I advise against the use of a custom field, because, as I said before, you lose all the reporting Jira does internally (there are workarounds there too, but they're also ugly), and it's a pain to maintain. It's not as painful to look after as having to fiddle with the workflows and use the include/exclude trick, but it really does depend on the requirements of the user.

M. P. November 11, 2014

Gerenal Question: where I can find ids for my system resolution, or is it per default if I have 7 resolution, just numbering ids from 1 till 7 ? what if I deleted and added system resoultions, does it change ids? Can somebody explain how jira.field.resolution.exclude/jira.field.resolution.include option works? It's now clear through https://confluence.atlassian.com/display/JIRA/Workflow+Properties description. I tried follwing: Added 7 Resolutions (system resolution: 5 should be displayed for all issue type, rest 2 only for specific workflow ) Added properties to transition via jira.field.resolution.exclude = 1, 2, 3, 4, 5 => didn't work (only resolution with id 1 was disabled, rest was still there).
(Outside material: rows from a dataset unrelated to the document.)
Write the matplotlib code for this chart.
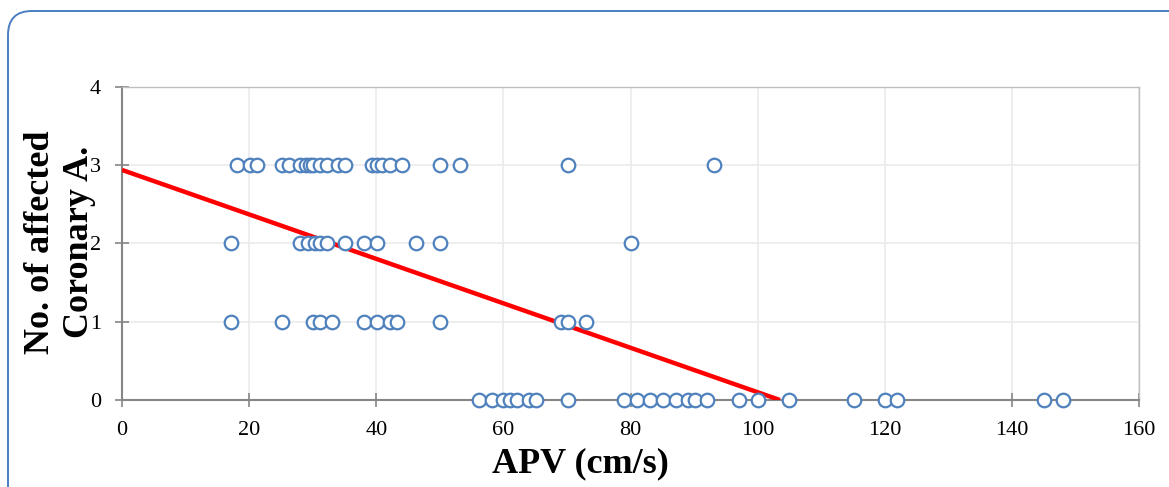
import numpy as np
import matplotlib
matplotlib.use("Agg")
import matplotlib.pyplot as plt
from matplotlib.patches import FancyBboxPatch
from matplotlib.transforms import IdentityTransform

# ---- data ----
apv_3 = [18.1, 20.1, 21.2, 25.1, 26.2, 28.0, 28.9, 29.6, 30.1, 31.2, 32.2, 34.0,
         35.1, 39.3, 40.1, 40.9, 42.2, 44.0, 50.0, 53.2, 70.1, 93.1]
apv_2 = [17.1, 28.0, 29.3, 30.4, 31.2, 32.2, 35.1, 38.0, 40.1, 46.3, 50.0, 80.1]
apv_1 = [17.1, 25.1, 30.1, 31.2, 33.1, 38.1, 40.1, 42.1, 43.2, 50.0, 69.0, 70.2, 73.0]
apv_0 = [56.2, 58.2, 60.0, 61.0, 62.2, 64.1, 65.1, 70.1, 79.0, 81.1, 83.1, 85.1,
         87.1, 89.1, 90.2, 92.0, 97.1, 100.1, 105.0, 115.1, 120.0, 122.0, 145.1, 148.1]
vessel_counts = [3, 2, 1, 0]

x_ticks = [0, 20, 40, 60, 80, 100, 120, 140, 160]
y_ticks = [0, 1, 2, 3, 4]

trend_intercept = 2.94
trend_zero_x = 103.5

# ---- build ----
xs = np.concatenate([apv_3, apv_2, apv_1, apv_0])
ys = np.concatenate([[c] * len(a) for c, a in zip(vessel_counts, [apv_3, apv_2, apv_1, apv_0])])

fig = plt.figure(figsize=(11.69, 4.87), dpi=100)
ax = fig.add_axes([122 / 1169, 1 - 400 / 487, (1139 - 122) / 1169, (400 - 87) / 487])

# rounded outer chart frame (pixel coordinates)
frame = FancyBboxPatch((8, -60), 1250, 487 - 11 + 60,
                       boxstyle="round,pad=0,rounding_size=24",
                       transform=IdentityTransform(), facecolor="none",
                       edgecolor="#4A7EC0", linewidth=1.4, clip_on=False)
fig.add_artist(frame)

ax.set_xlim(x_ticks[0], x_ticks[-1])
ax.set_ylim(y_ticks[0], y_ticks[-1])
ax.set_xticks(x_ticks)
ax.set_yticks(y_ticks)
ax.grid(True, color="#EBEBEB", linewidth=1.2, zorder=0)
ax.set_axisbelow(True)

ax.plot([0, trend_zero_x], [trend_intercept, 0], color="#FF0000", linewidth=3.2,
        zorder=3, solid_capstyle="butt")
ax.scatter(xs, ys, s=95, facecolors="white", edgecolors="#4F81BD", linewidths=1.6,
           zorder=4, clip_on=False)

for side in ["top", "right"]:
    ax.spines[side].set_color("#BFBFBF")
    ax.spines[side].set_linewidth(1.0)
for side in ["left", "bottom"]:
    ax.spines[side].set_color("#868686")
    ax.spines[side].set_linewidth(1.5)
ax.tick_params(axis="both", direction="inout", length=10, width=1.2, color="#868686",
               labelsize=16, pad=10)
for lbl in ax.get_xticklabels() + ax.get_yticklabels():
    lbl.set_fontfamily("Liberation Serif")

fig.text(580 / 1169, 1 - 464 / 487, "APV (cm/s)", ha="center", va="center",
         fontsize=26, fontweight="bold", family="Liberation Serif")
fig.text(60 / 1169, 1 - 242 / 487, "No. of affected\nCoronary A.", ha="center", va="center",
         rotation=90, fontsize=26, fontweight="bold", family="Liberation Serif",
         linespacing=1.2)

fig.savefig("out.png", dpi=100)
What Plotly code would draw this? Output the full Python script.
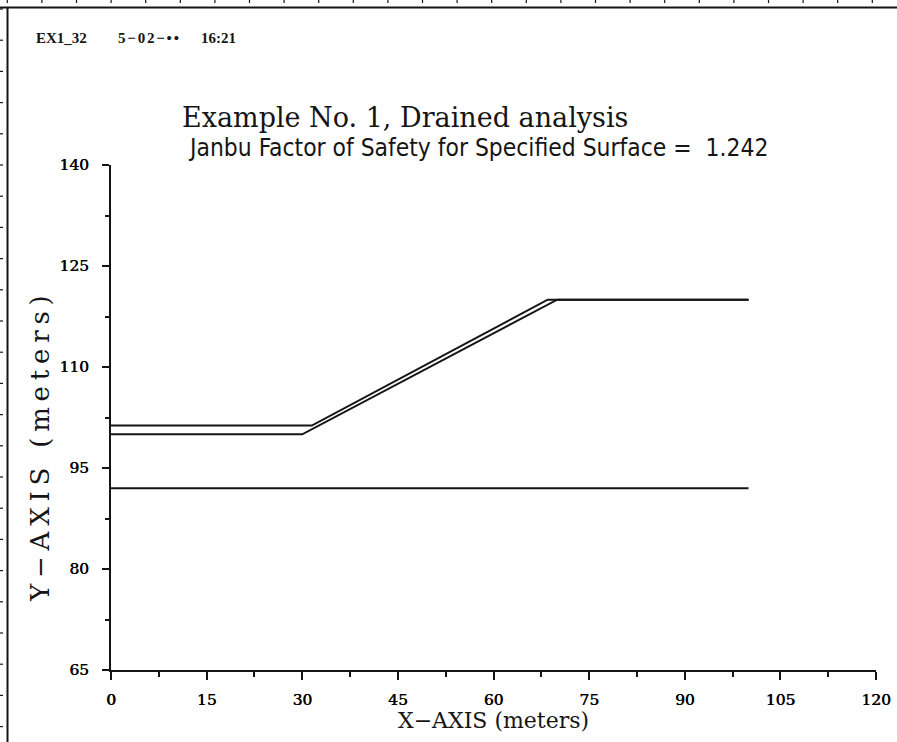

Even if comment above says that it is complicated, we will have to use exclude, as we have resoultions that shouldn't be displayed for some issue types jira.field.resolution.exclude.1 = 1 -> didn't work at all Question: how to disable five resolutions ? If I'm onest I don't understand even the benefit of jira.field.resolution.include . Because if I will add resolution under Administration>Issue Attributes>Resolution it shows for all issue types. If I use jira.field.resolution.include by adding it to workflow transition, it still doesn't help. What I'm doing wrong? How to disable some resolution through workflow properties? Link to description doesn't help. There is no detailed description, only that it "should work" through this properties.